Provided data:
--- start ---

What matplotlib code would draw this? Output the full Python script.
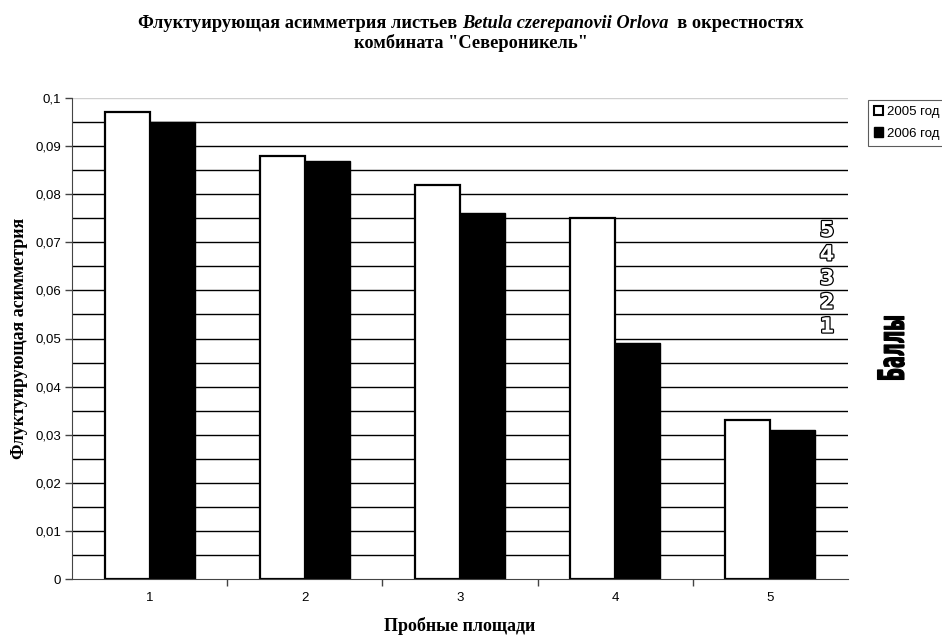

--- end ---
--- start ---

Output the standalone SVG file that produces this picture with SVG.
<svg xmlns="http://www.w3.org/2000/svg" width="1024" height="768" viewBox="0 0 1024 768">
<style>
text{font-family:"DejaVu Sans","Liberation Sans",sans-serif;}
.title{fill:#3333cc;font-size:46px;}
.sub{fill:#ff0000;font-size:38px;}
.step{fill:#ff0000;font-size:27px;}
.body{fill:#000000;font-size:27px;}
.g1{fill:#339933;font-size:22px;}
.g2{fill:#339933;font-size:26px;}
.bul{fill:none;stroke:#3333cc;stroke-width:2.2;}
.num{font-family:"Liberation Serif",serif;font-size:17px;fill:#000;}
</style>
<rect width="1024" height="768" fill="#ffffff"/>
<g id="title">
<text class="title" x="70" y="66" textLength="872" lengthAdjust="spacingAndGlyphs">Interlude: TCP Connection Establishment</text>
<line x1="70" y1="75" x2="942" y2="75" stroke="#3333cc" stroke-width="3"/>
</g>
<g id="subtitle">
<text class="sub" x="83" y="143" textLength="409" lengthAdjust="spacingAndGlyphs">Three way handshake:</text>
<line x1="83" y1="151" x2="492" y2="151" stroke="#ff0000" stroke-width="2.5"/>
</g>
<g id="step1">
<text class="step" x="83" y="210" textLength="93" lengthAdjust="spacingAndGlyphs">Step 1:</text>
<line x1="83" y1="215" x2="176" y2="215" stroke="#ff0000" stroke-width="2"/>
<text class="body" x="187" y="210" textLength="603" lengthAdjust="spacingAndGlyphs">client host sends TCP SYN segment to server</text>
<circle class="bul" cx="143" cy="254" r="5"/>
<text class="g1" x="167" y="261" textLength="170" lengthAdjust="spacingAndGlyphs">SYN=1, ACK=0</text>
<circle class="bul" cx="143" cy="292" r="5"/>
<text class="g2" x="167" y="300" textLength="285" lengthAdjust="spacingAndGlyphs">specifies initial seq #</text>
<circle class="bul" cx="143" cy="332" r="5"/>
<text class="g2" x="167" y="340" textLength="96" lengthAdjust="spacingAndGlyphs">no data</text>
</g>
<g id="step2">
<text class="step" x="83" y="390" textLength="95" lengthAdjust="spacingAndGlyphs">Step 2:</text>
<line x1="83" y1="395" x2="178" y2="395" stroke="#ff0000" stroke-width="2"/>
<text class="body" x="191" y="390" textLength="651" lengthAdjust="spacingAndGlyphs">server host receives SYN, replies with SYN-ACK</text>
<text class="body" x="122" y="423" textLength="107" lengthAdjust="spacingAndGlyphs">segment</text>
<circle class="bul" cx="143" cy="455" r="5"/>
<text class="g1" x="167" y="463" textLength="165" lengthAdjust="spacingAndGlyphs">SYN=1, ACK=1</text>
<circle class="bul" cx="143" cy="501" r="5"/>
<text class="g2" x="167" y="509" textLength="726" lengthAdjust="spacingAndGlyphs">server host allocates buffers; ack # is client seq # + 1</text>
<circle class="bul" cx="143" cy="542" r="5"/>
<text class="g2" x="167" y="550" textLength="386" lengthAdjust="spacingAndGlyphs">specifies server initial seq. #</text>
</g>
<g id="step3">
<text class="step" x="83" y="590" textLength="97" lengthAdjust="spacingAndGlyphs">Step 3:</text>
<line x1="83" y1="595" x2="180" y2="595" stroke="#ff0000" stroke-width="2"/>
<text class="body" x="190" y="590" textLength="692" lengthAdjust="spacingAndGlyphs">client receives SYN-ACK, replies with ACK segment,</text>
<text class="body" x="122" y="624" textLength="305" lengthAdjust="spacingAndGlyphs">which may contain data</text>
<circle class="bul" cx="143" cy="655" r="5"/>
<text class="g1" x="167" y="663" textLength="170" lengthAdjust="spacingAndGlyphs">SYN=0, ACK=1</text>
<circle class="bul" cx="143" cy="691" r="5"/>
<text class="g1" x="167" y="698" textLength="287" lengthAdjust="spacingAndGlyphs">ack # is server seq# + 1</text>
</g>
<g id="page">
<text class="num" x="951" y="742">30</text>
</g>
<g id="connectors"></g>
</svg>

--- end ---

Using the records above, select and copy every line that has the word "Output".

What matplotlib code would draw this? Output the full Python script.
Output the standalone SVG file that produces this picture with SVG.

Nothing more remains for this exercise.